Al is het duidelijk dat Chris mijn plan om naar Mombasa te fietsen maar onzinnig vindt (“Waarom pak je niet gewoon lekker de trein?”, zegt hij herhaaldelijk), kan hij me wel adviseren hoe de levensgevaarlijke Nairobi – Mombasasnelweg te vermijden en op een prettige manier naar Mombasa te komen. We stippelen samen een route uit: over Ngong naar Kajiado, van daar naar een dorp bij de Tanzaniaanse grens met de exotische naam Oloitokitok, dan over een zandweg langs de Kilimanjaro verder naar Taveto en vervolgens, dwars door een natuurreservaat heen, naar de stad Voi. Het is een flinke tocht door de bush, met veel onverharde wegen en weinig steden, maar het klinkt als een goed plan.

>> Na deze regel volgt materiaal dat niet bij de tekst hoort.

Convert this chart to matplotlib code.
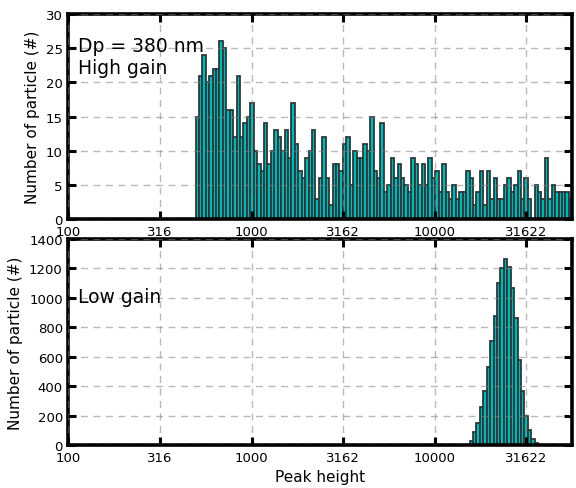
"""Peak-height histograms, high gain vs low gain channel (Dp = 380 nm)."""
import numpy as np
import matplotlib
matplotlib.use("Agg")
import matplotlib.pyplot as plt

# counts per log bin
high_gain_counts = [
    15, 21, 24, 20, 21, 22, 22, 26, 25, 16, 16, 12, 21, 12, 14, 15,
    17, 10, 8, 7, 14, 8, 10, 13, 12, 10, 13, 9, 17, 11, 7, 6, 9, 10, 13, 3,
    6, 12, 6, 2, 8, 8, 7, 11, 12, 5, 10, 9, 9, 11, 10, 15, 7, 6,
    14, 4, 5, 9, 6, 8, 6, 5, 4, 9, 8, 5, 8, 5, 9, 6, 7,
    4, 8, 4, 3, 5, 3, 4, 4, 7, 6, 2, 4, 7, 2, 7, 3, 6, 3, 3,
    5, 6, 4, 5, 7, 3, 6, 3, 0, 5, 4, 3, 9, 3, 5, 4, 4, 4, 4, 3,
]
low_gain_counts = [25, 86, 147, 256, 365, 530, 710, 880, 1100, 1205,
                   1265, 1210, 1070, 860, 580, 365, 195, 105, 40, 15]
low_gain_first_bin = 80

log_lo, log_hi = 2.694, 4.75  # log10 range of the histogram bins
x_ticks = 10 ** np.arange(2, 5, 0.5)
x_tick_labels = ["100", "316", "1000", "3162", "10000", "31622"]
hg_yticks = np.arange(0, 31, 5)
lg_yticks = np.arange(0, 1401, 200)

edges = 10 ** np.linspace(log_lo, log_hi, len(high_gain_counts) + 1)
bar_kw = dict(align="edge", facecolor="#00b8b8", edgecolor="#2a3a3a", linewidth=1.3)


def style_axes(ax, yticks):
    ax.set_xscale("log")
    ax.set_xlim(100, 10 ** log_hi)
    ax.set_xticks(x_ticks)
    ax.set_xticklabels(x_tick_labels)
    ax.minorticks_off()
    ax.set_yticks(yticks)
    ax.set_ylim(yticks[0], yticks[-1])
    ax.tick_params(which="major", direction="in", length=6, width=2.2,
                   top=True, right=True, labelsize=9.5, pad=4)
    for s in ax.spines.values():
        s.set_linewidth(2.6)
    ax.grid(True, color="gray", alpha=0.55, ls="--", lw=1.0, dashes=(5, 4))
    ax.set_axisbelow(False)
    ax.set_ylabel("Number of particle (#)", fontsize=11)


fig = plt.figure(figsize=(5.76, 4.89), dpi=100)
ax1 = fig.add_axes([0.1186, 0.5501, 0.875, 0.4192])
ax2 = fig.add_axes([0.1186, 0.0879, 0.875, 0.4213])

ax1.bar(edges[:-1], high_gain_counts, width=np.diff(edges), **bar_kw)
i0 = low_gain_first_bin
i1 = i0 + len(low_gain_counts)
ax2.bar(edges[i0:i1], low_gain_counts, width=np.diff(edges)[i0:i1], **bar_kw)

style_axes(ax1, hg_yticks)
style_axes(ax2, lg_yticks)
ax2.set_xlabel("Peak height", fontsize=11)

ax1.text(0.019, 0.895, "Dp = 380 nm\nHigh gain", transform=ax1.transAxes,
         fontsize=13.5, va="top", ha="left", linespacing=1.2)
ax2.text(0.019, 0.723, "Low gain", transform=ax2.transAxes,
         fontsize=13.5, va="center", ha="left")

fig.savefig("out.png", dpi=100)
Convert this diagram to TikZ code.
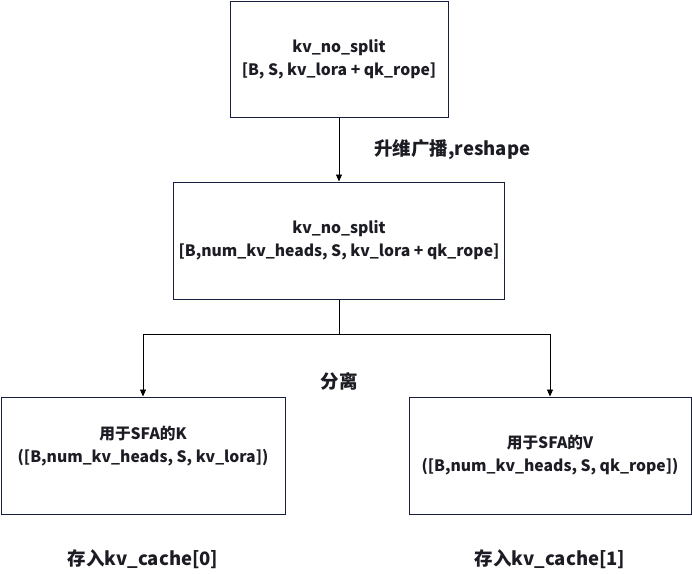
\documentclass[tikz,border=0pt]{standalone}
\usepackage{fontspec}
\setmainfont{Noto Sans CJK SC}
\usepackage{tikz}
\usetikzlibrary{arrows.meta,positioning}
\usepackage{xcolor}
\definecolor{boxline}{RGB}{24,30,62}
\definecolor{txt}{RGB}{28,28,36}
\tikzset{
  tbox/.style = {rectangle, draw=boxline, line width=1pt, fill=white,
                 text=txt, align=center, inner sep=0pt,
                 font=\fontsize{15.7}{23}\selectfont\bfseries},
  lbl/.style  = {text=txt, inner sep=0pt,
                 font=\fontsize{18.5}{22}\selectfont\bfseries},
  arr/.style  = {-{Triangle[length=7pt,width=6pt]}, line width=0.9pt, draw=black},
}

\begin{document}
\begin{tikzpicture}[x=1pt, y=1pt, node distance=64pt and 40pt]
\useasboundingbox (0,0) rectangle (692,-573);

%% input and broadcast
\node[tbox, minimum width=218pt, minimum height=116pt] (kvin) at (339,-59)
  {kv\_no\_split\\{}[B, S, kv\_lora + qk\_rope]};
\node[tbox, minimum width=331pt, minimum height=117pt, below=64pt of kvin] (kvbc)
  {kv\_no\_split\\{}[B,num\_kv\_heads, S, kv\_lora + qk\_rope]};

%% split into K and V
\node[tbox, minimum width=284pt, minimum height=117pt, below=97pt of kvbc, xshift=-196pt] (kpart)
  {用于SFA的K\\([B,num\_kv\_heads, S, kv\_lora])\\~};
\node[tbox, minimum width=282pt, minimum height=117pt, below=97pt of kvbc, xshift=211pt] (vpart)
  {用于SFA的V\\([B,num\_kv\_heads, S, qk\_rope])};

\coordinate[below=35pt of kvbc.south] (fork);

%% labels
\node[lbl, below=38pt of fork] (splitlbl) {分离};
\node[lbl, below=35pt of kpart] (kstore) {存入kv\_cache[0]};
\node[lbl, below=35pt of vpart] (vstore) {存入kv\_cache[1]};

%% arrows
\draw[arr] (kvin) -- (kvbc)
  node[midway, right=35pt, lbl] {升维广播,reshape};
\draw[line width=0.9pt] (kvbc.south) -- (fork);
\draw[arr] (fork) -| (kpart.north);
\draw[arr] (fork) -| (vpart.north);

\end{tikzpicture}
\end{document}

Terwijl de andere kampeerders sleutelen aan hun wagens, de olie vervangen en de koelvloeistof bijvullen, plak ik een kapotte binnenband en schrob ik mijn ketting. Van Nairobi zie ik navenant niet zoveel. Ik heb weer zin om door te fietsen. Naar Oloitokitok, naar Voi. Dus de volgende dag pak ik mijn tent in en laad ik mijn tassen op mijn fiets.
Voor ik vertrek, geeft Chris nog even een paar aanwijzingen. In één adem zegt hij: “Als je hier de poort uitrijdt, ga je links, dan meteen rechts, dan bergaf en bergop, dan weer rechts – maar daarvoor moet je eerst even links afslaan – dan twintig kilometer doorrijden en bij de T-splitsing links, daarna na tien kilometer rechts en meteen links. Dan: alsmaar rechtdoor. Op een gegeven moment zie je het hotel Whistling Thorns. Als je bent, zou ik maar even overwegen om af te stappen voor een fatsoenlijke maaltijd, want daarna zit je echt in de bush.” Het klinkt alsof hij deze routebeschrijving al duizend keer gegeven heeft.
“Goede reis”, zegt hij nog. Dan buigt hij zich weer over zijn papieren.